Legislators in Arizona and officials in the state’s largest county clashed anew this week over election audit subpoenas, with county officials refusing to hand over routers and claiming they do not have passwords to access administrative control functions of election machines.
Arizona’s Senate told Maricopa County on Friday that it would issue subpoenas for live testimony from the county’s Board of Supervisors unless it received the materials that are being withheld.
“We’ve been asked to relay that the Senate views the County’s explanations on the router and passwords issues as inadequate and potentially incorrect,” a lawyer for the Senate said in an email to county officials.
The Arizona Senate subpoenaed a slew of election materials, such as ballots, following the 2020 election. Lawmakers also issued subpoenas for election machines, passwords, and other technology.
Maricopa County alleged in a lawsuit that the request for materials was overly broad and threatened voter privacy. A judge, though, ruled that they were “the equivalent of a Court order.” But the county said this week it is not turning over routers or router images, claiming that doing so poses a significant security risk to law enforcement.
The county has also informed the Senate’s audit liaison, former Republican Secretary of State Ken Bennett, that it does not have passwords to access administrative functions on Dominion Voting Systems machines that were used to scan ballots during the election.

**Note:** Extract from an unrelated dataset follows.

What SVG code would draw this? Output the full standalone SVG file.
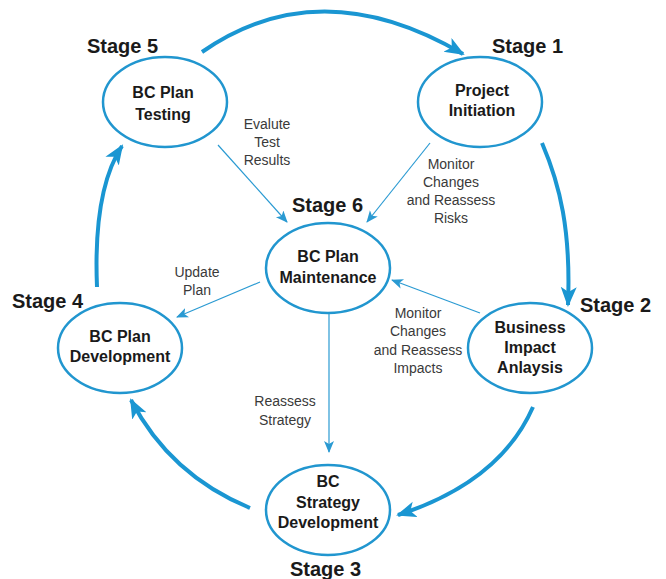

“They’ve told us that they don’t have that second password, or that they’ve given us all the passwords they have. They’ve also told us that they now can’t, as they promised a couple weeks ago, provide our subcontractors with the virtual access to the routers and hubs and other things at the Maricopa County tabulation and election center, as was part of the subpoenas,” Bennett told One America News at the site of the audit in Phoenix.